Task statement = Determine the number of lines in these entries that hold the word "this". Give the number and nothing more.

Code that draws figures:
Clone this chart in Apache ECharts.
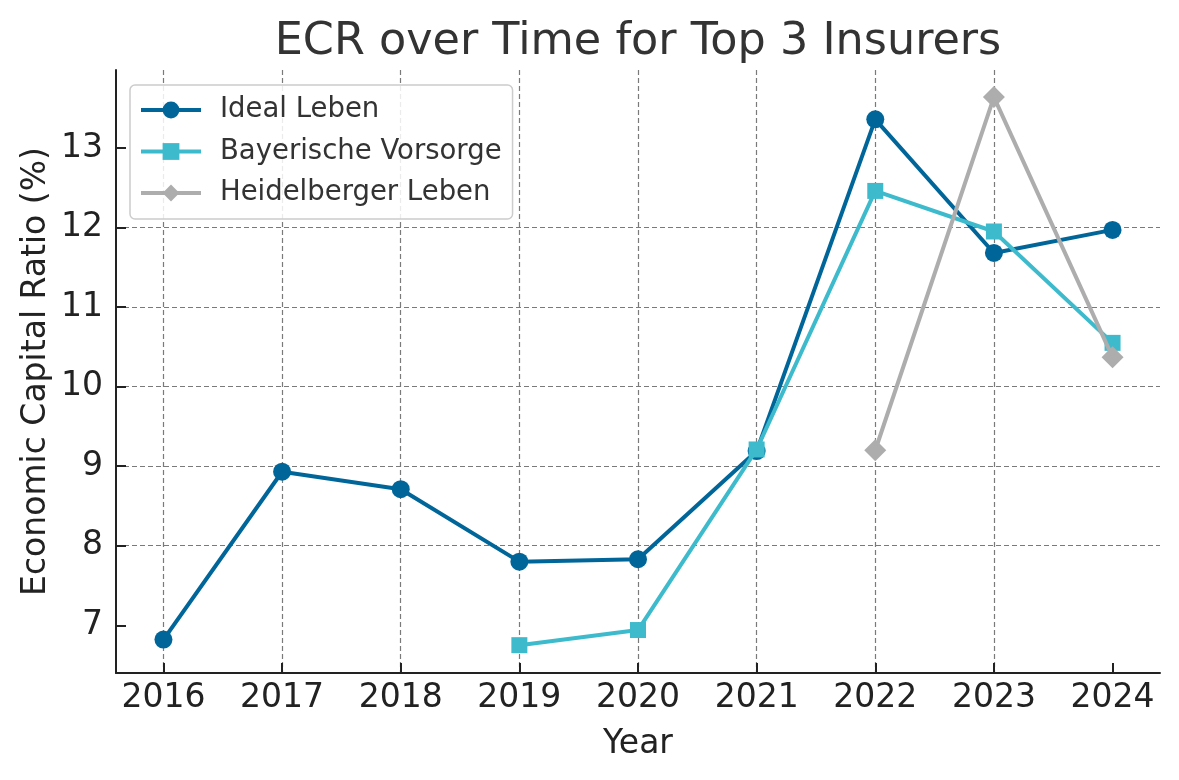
<!DOCTYPE html>
<html>
<head>
<meta charset="utf-8">
<script src="https://cdn.jsdelivr.net/npm/echarts@6/dist/echarts.min.js"></script>
<style>
html,body{margin:0;padding:0;background:#fff;}
#chart{width:1179px;height:780px;}
</style>
</head>
<body>
<div id="chart"></div>
<script>
const years = [2016, 2017, 2018, 2019, 2020, 2021, 2022, 2023, 2024];
const idealLeben = [6.82, 8.93, 8.71, 7.80, 7.83, 9.19, 13.36, 11.68, 11.97];
const bayerischeVorsorge = [null, null, null, 6.75, 6.94, 9.21, 12.46, 11.95, 10.55];
const heidelbergerLeben = [null, null, null, null, null, null, 9.20, 13.64, 10.37];
const yTicks = [7, 8, 9, 10, 11, 12, 13];
const seriesNames = ['Ideal Leben', 'Bayerische Vorsorge', 'Heidelberger Leben'];

const FONT = 'DejaVu Sans';
const pair = arr => years.map((y, i) => [y, arr[i]]).filter(p => p[1] !== null);

const chart = echarts.init(document.getElementById('chart'), null, {renderer: 'canvas'});
const option = {
  animation: false,
  backgroundColor: '#ffffff',
  title: {
    text: 'ECR over Time for Top 3 Insurers',
    left: 633,
    top: 15,
    textAlign: 'center',
    textStyle: {fontFamily: FONT, fontSize: 44.5, fontWeight: 'normal', color: '#333333'}
  },
  legend: {
    orient: 'vertical',
    left: 130,
    top: 85,
    padding: [10, 11, 11, 9],
    itemGap: 11.5,
    itemWidth: 60,
    itemHeight: 21,
    borderColor: '#cccccc',
    borderWidth: 1.5,
    borderRadius: 5,
    backgroundColor: 'rgba(255,255,255,0.85)',
    data: seriesNames,
    lineStyle: {width: 4},
    textStyle: {fontFamily: FONT, fontSize: 27.5, color: '#333333', lineHeight: 30, padding: [0, 0, 0, 14]}
  },
  grid: {left: 116, right: 19, top: 70, bottom: 107, containLabel: false},
  xAxis: {
    type: 'value',
    min: 2015.6,
    max: 2024.4,
    splitNumber: 9,
    name: 'Year',
    nameLocation: 'middle',
    nameGap: 55,
    nameMoveOverlap: false,
    nameTextStyle: {fontFamily: FONT, fontSize: 33, color: '#222222'},
    axisLine: {show: true, lineStyle: {color: '#222222', width: 2}},
    axisTick: {show: true, inside: true, length: 10, lineStyle: {color: '#222222', width: 2}, customValues: years},
    axisLabel: {fontFamily: FONT, fontSize: 33, color: '#222222', margin: 9, customValues: years, formatter: v => String(Math.round(v))},
    splitLine: {show: true, showMinLine: true, showMaxLine: false, lineStyle: {color: '#7a7a7a', width: 1.2, type: [5, 3]}}
  },
  yAxis: {
    type: 'value',
    min: 6.40,
    max: 13.98,
    splitNumber: 7,
    name: 'Economic Capital Ratio (%)',
    nameLocation: 'middle',
    nameGap: 63,
    nameMoveOverlap: false,
    nameTextStyle: {fontFamily: FONT, fontSize: 33, color: '#222222'},
    axisLine: {show: true, lineStyle: {color: '#222222', width: 2}},
    axisTick: {show: true, inside: true, length: 10, lineStyle: {color: '#222222', width: 2}, customValues: yTicks},
    axisLabel: {fontFamily: FONT, fontSize: 33, color: '#222222', margin: 13, customValues: yTicks, formatter: v => String(Math.round(v))},
    splitLine: {show: true, showMinLine: false, showMaxLine: false, lineStyle: {color: '#7a7a7a', width: 1.2, type: [5, 3]}}
  },
  series: [
    {
      name: seriesNames[0], type: 'line', z: 2,
      data: pair(idealLeben),
      symbol: 'circle', symbolSize: 18,
      itemStyle: {color: '#006699'},
      lineStyle: {color: '#006699', width: 4}
    },
    {
      name: seriesNames[1], type: 'line', z: 3,
      data: pair(bayerischeVorsorge),
      symbol: 'rect', symbolSize: 16,
      itemStyle: {color: '#3dbbcc'},
      lineStyle: {color: '#3dbbcc', width: 4}
    },
    {
      name: seriesNames[2], type: 'line', z: 4,
      data: pair(heidelbergerLeben),
      symbol: 'diamond', symbolSize: 22,
      itemStyle: {color: '#adadad'},
      lineStyle: {color: '#adadad', width: 4}
    }
  ]
};
chart.setOption(option);
</script>
</body>
</html>
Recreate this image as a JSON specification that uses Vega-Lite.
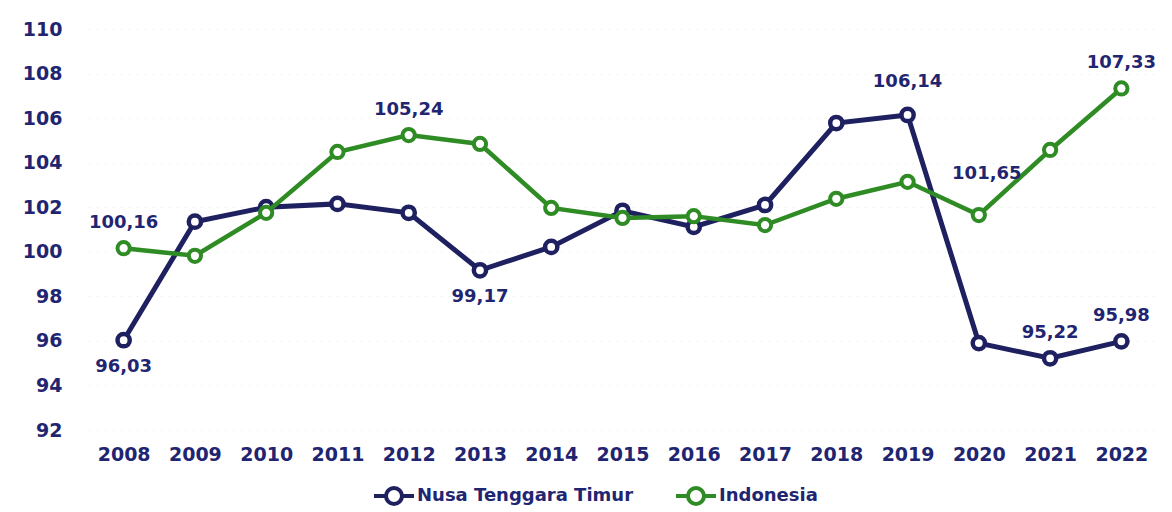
{
  "$schema": "https://vega.github.io/schema/vega-lite/v6.json",
  "width": 1069,
  "height": 401,
  "autosize": {"type": "none"},
  "padding": {"left": 88, "top": 29, "right": 15, "bottom": 82},
  "background": "white",
  "config": {"view": {"stroke": null}, "font": "DejaVu Sans"},
  "data": {"values": [
    {"year": "2008", "series": "Nusa Tenggara Timur", "value": 96.03, "label": "96,03", "pos": "below"},
    {"year": "2009", "series": "Nusa Tenggara Timur", "value": 101.35},
    {"year": "2010", "series": "Nusa Tenggara Timur", "value": 102.0},
    {"year": "2011", "series": "Nusa Tenggara Timur", "value": 102.15},
    {"year": "2012", "series": "Nusa Tenggara Timur", "value": 101.75},
    {"year": "2013", "series": "Nusa Tenggara Timur", "value": 99.17, "label": "99,17", "pos": "below"},
    {"year": "2014", "series": "Nusa Tenggara Timur", "value": 100.22},
    {"year": "2015", "series": "Nusa Tenggara Timur", "value": 101.84},
    {"year": "2016", "series": "Nusa Tenggara Timur", "value": 101.12},
    {"year": "2017", "series": "Nusa Tenggara Timur", "value": 102.1},
    {"year": "2018", "series": "Nusa Tenggara Timur", "value": 105.78},
    {"year": "2019", "series": "Nusa Tenggara Timur", "value": 106.14, "label": "106,14", "pos": "high"},
    {"year": "2020", "series": "Nusa Tenggara Timur", "value": 95.9},
    {"year": "2021", "series": "Nusa Tenggara Timur", "value": 95.22, "label": "95,22", "pos": "above"},
    {"year": "2022", "series": "Nusa Tenggara Timur", "value": 95.98, "label": "95,98", "pos": "above"},
    {"year": "2008", "series": "Indonesia", "value": 100.16, "label": "100,16", "pos": "above"},
    {"year": "2009", "series": "Indonesia", "value": 99.82},
    {"year": "2010", "series": "Indonesia", "value": 101.75},
    {"year": "2011", "series": "Indonesia", "value": 104.48},
    {"year": "2012", "series": "Indonesia", "value": 105.24, "label": "105,24", "pos": "above"},
    {"year": "2013", "series": "Indonesia", "value": 104.84},
    {"year": "2014", "series": "Indonesia", "value": 101.97},
    {"year": "2015", "series": "Indonesia", "value": 101.52},
    {"year": "2016", "series": "Indonesia", "value": 101.6},
    {"year": "2017", "series": "Indonesia", "value": 101.2},
    {"year": "2018", "series": "Indonesia", "value": 102.38},
    {"year": "2019", "series": "Indonesia", "value": 103.14},
    {"year": "2020", "series": "Indonesia", "value": 101.65, "label": "101,65", "pos": "higher"},
    {"year": "2021", "series": "Indonesia", "value": 104.57},
    {"year": "2022", "series": "Indonesia", "value": 107.33, "label": "107,33", "pos": "above"}
  ]},
  "encoding": {
    "x": {
      "field": "year", "type": "ordinal",
      "scale": {"type": "point", "padding": 0.5},
      "axis": {"title": null, "labelAngle": 0, "labelFontSize": 19, "labelFontWeight": "bold", "labelColor": "#1f2570", "labelPadding": 15, "domain": false, "ticks": false, "grid": false}
    },
    "y": {
      "field": "value", "type": "quantitative",
      "scale": {"domain": [92, 110], "nice": false, "zero": false},
      "axis": {"title": null, "values": [92, 94, 96, 98, 100, 102, 104, 106, 108, 110], "labelFontSize": 19, "labelFontWeight": "bold", "labelColor": "#1f2570", "labelPadding": 26, "domain": false, "ticks": false, "grid": true, "gridColor": "#f1f1f1", "gridDash": [2, 6]}
    }
  },
  "layer": [
    {
      "transform": [{"filter": "datum.series === 'Nusa Tenggara Timur'"}],
      "mark": {"type": "line", "strokeWidth": 5},
      "encoding": {
        "color": {
          "field": "series", "type": "nominal",
          "scale": {"domain": ["Nusa Tenggara Timur", "Indonesia"], "range": ["#1e2060", "#2f8c24"]},
          "legend": {
            "title": null, "orient": "none", "legendX": 284, "legendY": 445, "direction": "horizontal",
            "symbolType": "M -1 0 L -0.4 0 M 0.4 0 A 0.4 0.4 0 1 1 -0.4 0 A 0.4 0.4 0 1 1 0.4 0 M 0.4 0 L 1 0",
            "symbolSize": 1600, "symbolStrokeWidth": 4, "labelFontSize": 18, "labelFontWeight": "bold",
            "labelColor": "#1f2570", "labelOffset": 1, "columnPadding": 34, "labelLimit": 400,
            "encode": {"symbols": {"update": {"fill": {"value": "white"}}}}
          }
        }
      }
    },
    {
      "transform": [{"filter": "datum.series === 'Nusa Tenggara Timur'"}],
      "mark": {"type": "point", "shape": "circle", "filled": true, "fill": "white", "size": 150, "strokeWidth": 4.5, "opacity": 1},
      "encoding": {"stroke": {"field": "series", "type": "nominal", "scale": {"domain": ["Nusa Tenggara Timur", "Indonesia"], "range": ["#1e2060", "#2f8c24"]}, "legend": null}}
    },
    {
      "transform": [{"filter": "datum.series === 'Indonesia'"}],
      "mark": {"type": "line", "strokeWidth": 4.5},
      "encoding": {"color": {"field": "series", "type": "nominal"}}
    },
    {
      "transform": [{"filter": "datum.series === 'Indonesia'"}],
      "mark": {"type": "point", "shape": "circle", "filled": true, "fill": "white", "size": 150, "strokeWidth": 4, "opacity": 1},
      "encoding": {"stroke": {"field": "series", "type": "nominal", "legend": null}}
    },
    {
      "transform": [{"filter": "datum.pos === 'above'"}],
      "mark": {"type": "text", "dy": -25, "fontSize": 18, "fontWeight": "bold", "color": "#1f2570"},
      "encoding": {"text": {"field": "label"}}
    },
    {
      "transform": [{"filter": "datum.pos === 'below'"}],
      "mark": {"type": "text", "dy": 27, "fontSize": 18, "fontWeight": "bold", "color": "#1f2570"},
      "encoding": {"text": {"field": "label"}}
    },
    {
      "transform": [{"filter": "datum.pos === 'high'"}],
      "mark": {"type": "text", "dy": -33, "fontSize": 18, "fontWeight": "bold", "color": "#1f2570"},
      "encoding": {"text": {"field": "label"}}
    },
    {
      "transform": [{"filter": "datum.pos === 'higher'"}],
      "mark": {"type": "text", "dy": -41, "dx": 8, "fontSize": 18, "fontWeight": "bold", "color": "#1f2570"},
      "encoding": {"text": {"field": "label"}}
    }
  ]
}
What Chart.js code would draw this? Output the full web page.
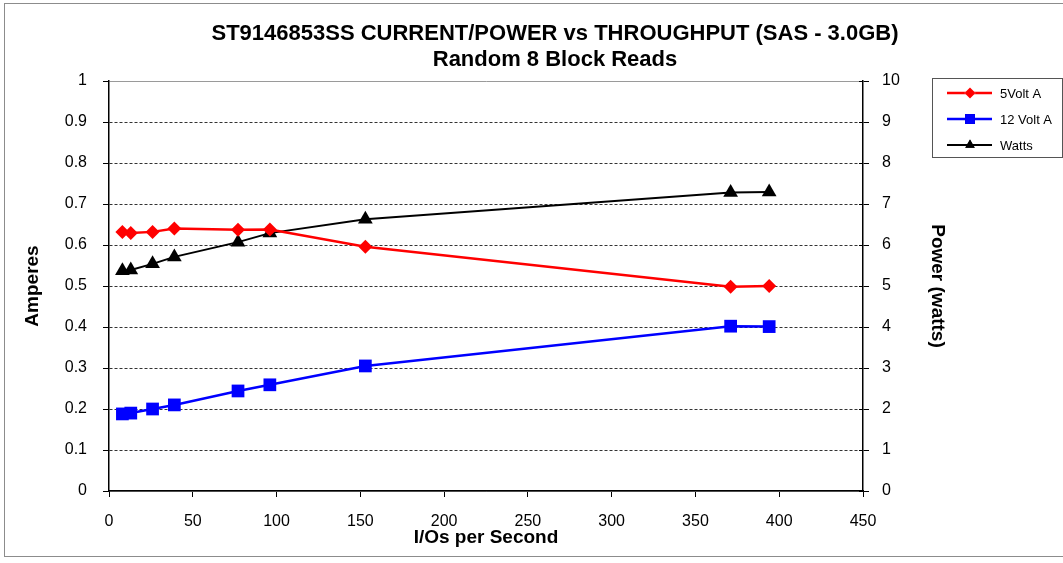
<!DOCTYPE html>
<html>
<head>
<meta charset="utf-8">
<script src="https://cdn.jsdelivr.net/npm/chart.js@4.4.1/dist/chart.umd.min.js"></script>
<style>
  html, body { margin: 0; padding: 0; background: #ffffff; }
  #wrap { width: 1063px; height: 563px; position: relative; }
</style>
</head>
<body>
<div id="wrap"><canvas id="c" width="1063" height="563"></canvas></div>
<script>
// ---- data ----
const titleLines = ["ST9146853SS CURRENT/POWER vs THROUGHPUT (SAS - 3.0GB)", "Random 8 Block Reads"];
const iops = [8, 13, 26, 39, 77, 96, 153, 371, 394];
const volt5Amps = [0.632, 0.629, 0.632, 0.640, 0.637, 0.638, 0.596, 0.498, 0.500];
const volt12Amps = [0.188, 0.190, 0.200, 0.210, 0.244, 0.259, 0.305, 0.402, 0.401];
const watts = [5.37, 5.39, 5.54, 5.71, 6.07, 6.29, 6.63, 7.28, 7.29];
const seriesNames = ["5Volt A", "12 Volt A", "Watts"];
const xAxisTitle = "I/Os per Second";
const leftAxisTitle = "Amperes";
const rightAxisTitle = "Power (watts)";

const FONT = "'Liberation Sans', Arial, Helvetica, sans-serif";
const pts = (xs, ys) => xs.map((x, i) => ({ x: x, y: ys[i] }));

const seriesStyles = [
  { color: '#ff0000', point: 'rectRot', radius: 7, width: 2.5, axis: 'y' },
  { color: '#0000ff', point: 'rect', radius: 9, width: 2.5, axis: 'y' },
  { color: '#000000', point: 'triangle', radius: 8.5, width: 2, axis: 'y1' }
];
const seriesData = [volt5Amps, volt12Amps, watts];

const datasets = seriesData.map((ys, i) => ({
  label: seriesNames[i],
  data: pts(iops, ys),
  yAxisID: seriesStyles[i].axis,
  borderColor: seriesStyles[i].color,
  backgroundColor: seriesStyles[i].color,
  borderWidth: seriesStyles[i].width,
  pointStyle: seriesStyles[i].point,
  pointRadius: seriesStyles[i].radius,
  pointHoverRadius: seriesStyles[i].radius,
  pointBorderWidth: 0,
  tension: 0
}));

const frameAndTitle = {
  id: 'frameAndTitle',
  afterDraw(chart) {
    const ctx = chart.ctx;
    ctx.save();
    // outer frame
    ctx.strokeStyle = '#8c8c8c';
    ctx.lineWidth = 1;
    ctx.strokeRect(4.5, 3.5, 1070, 553);
    // right axis ticks also cross inward
    const y1 = chart.scales.y1;
    ctx.strokeStyle = '#000';
    ctx.beginPath();
    y1.ticks.forEach(t => {
      const py = Math.round(y1.getPixelForValue(t.value)) + 0.5;
      ctx.moveTo(y1.left - 4, py);
      ctx.lineTo(y1.left, py);
    });
    ctx.stroke();
    // title
    ctx.fillStyle = '#000';
    ctx.textAlign = 'center';
    ctx.textBaseline = 'middle';
    ctx.font = 'bold 22px ' + FONT;
    ctx.fillText(titleLines[0], 555, 34);
    ctx.fillText(titleLines[1], 555, 60);
    // legend
    const lx = 932.5, ly = 78.5, lw = 130, lh = 79;
    ctx.fillStyle = '#fff';
    ctx.fillRect(lx, ly, lw, lh);
    ctx.strokeStyle = '#555';
    ctx.strokeRect(lx, ly, lw, lh);
    const rowY = [93, 119, 145];
    chart.data.datasets.forEach((ds, i) => {
      const y = rowY[i];
      ctx.strokeStyle = ds.borderColor;
      ctx.lineWidth = ds.borderWidth;
      ctx.beginPath();
      ctx.moveTo(947, y);
      ctx.lineTo(992, y);
      ctx.stroke();
      Chart.helpers.drawPoint(ctx, {
        pointStyle: ds.pointStyle,
        radius: i === 1 ? 7 : 5.5,
        borderWidth: 0,
        rotation: 0
      }, 970, y);
      ctx.fillStyle = ds.backgroundColor;
      ctx.fill();
      ctx.fillStyle = '#000';
      ctx.textAlign = 'left';
      ctx.font = '13px ' + FONT;
      ctx.fillText(ds.label, 1000, y + 1);
    });
    ctx.restore();
  }
};

const tickFont = { family: FONT, size: 16 };
const titleFont = { family: FONT, size: 19, weight: 'bold' };
const fmt = (v) => String(Number(Number(v).toFixed(2)));

new Chart(document.getElementById('c'), {
  type: 'line',
  data: { datasets: datasets },
  options: {
    responsive: false,
    animation: false,
    layout: { padding: { left: 17, right: 110, top: 81, bottom: 10 } },
    plugins: { legend: { display: false }, title: { display: false }, tooltip: { enabled: false } },
    scales: {
      x: {
        type: 'linear',
        min: 0, max: 450,
        ticks: { stepSize: 50, color: '#000', font: tickFont, padding: 15, maxRotation: 0, callback: fmt },
        grid: { drawOnChartArea: false, drawTicks: true, tickLength: 6, tickColor: '#000', tickWidth: 1 },
        border: { display: true, color: '#000', width: 1.5 },
        title: { display: true, text: xAxisTitle, color: '#000', font: titleFont },
        afterFit(s) { s.height = 62; }
      },
      y: {
        position: 'left',
        min: 0, max: 1,
        ticks: { stepSize: 0.1, color: '#000', font: tickFont, padding: 16, callback: fmt },
        grid: {
          drawOnChartArea: true, drawTicks: true, tickLength: 6,
          color: (c) => (c.tick && (c.tick.value >= 0.999 || c.tick.value <= 0.001)) ? '#9a9a9a' : '#333',
          lineWidth: 1,
          tickColor: '#000', tickWidth: 1, tickBorderDash: []
        },
        border: {
          display: true, color: '#000', width: 1.5,
          dash: (c) => (c.tick && (c.tick.value >= 0.999 || c.tick.value <= 0.001)) ? [] : [3, 2]
        },
        title: { display: true, text: leftAxisTitle, color: '#000', font: titleFont },
        afterFit(s) { s.width = 92; }
      },
      y1: {
        position: 'right',
        min: 0, max: 10,
        ticks: { stepSize: 1, color: '#000', font: tickFont, padding: 13, callback: fmt },
        grid: { drawOnChartArea: false, drawTicks: true, tickLength: 6, tickColor: '#000', tickWidth: 1 },
        border: { display: true, color: '#000', width: 1.5 },
        title: { display: true, text: rightAxisTitle, color: '#000', font: titleFont },
        afterFit(s) { s.width = 90; }
      }
    }
  },
  plugins: [frameAndTitle]
});
</script>
</body>
</html>
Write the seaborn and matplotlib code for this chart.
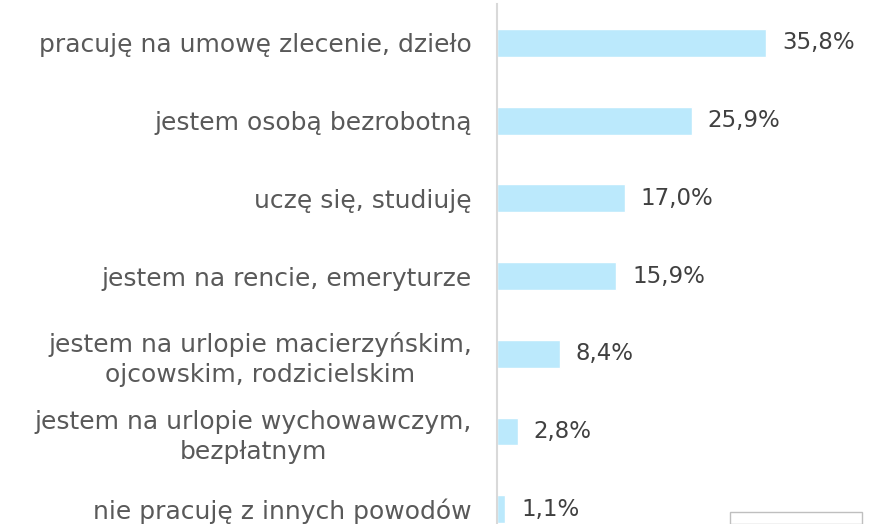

Exercise answer = 4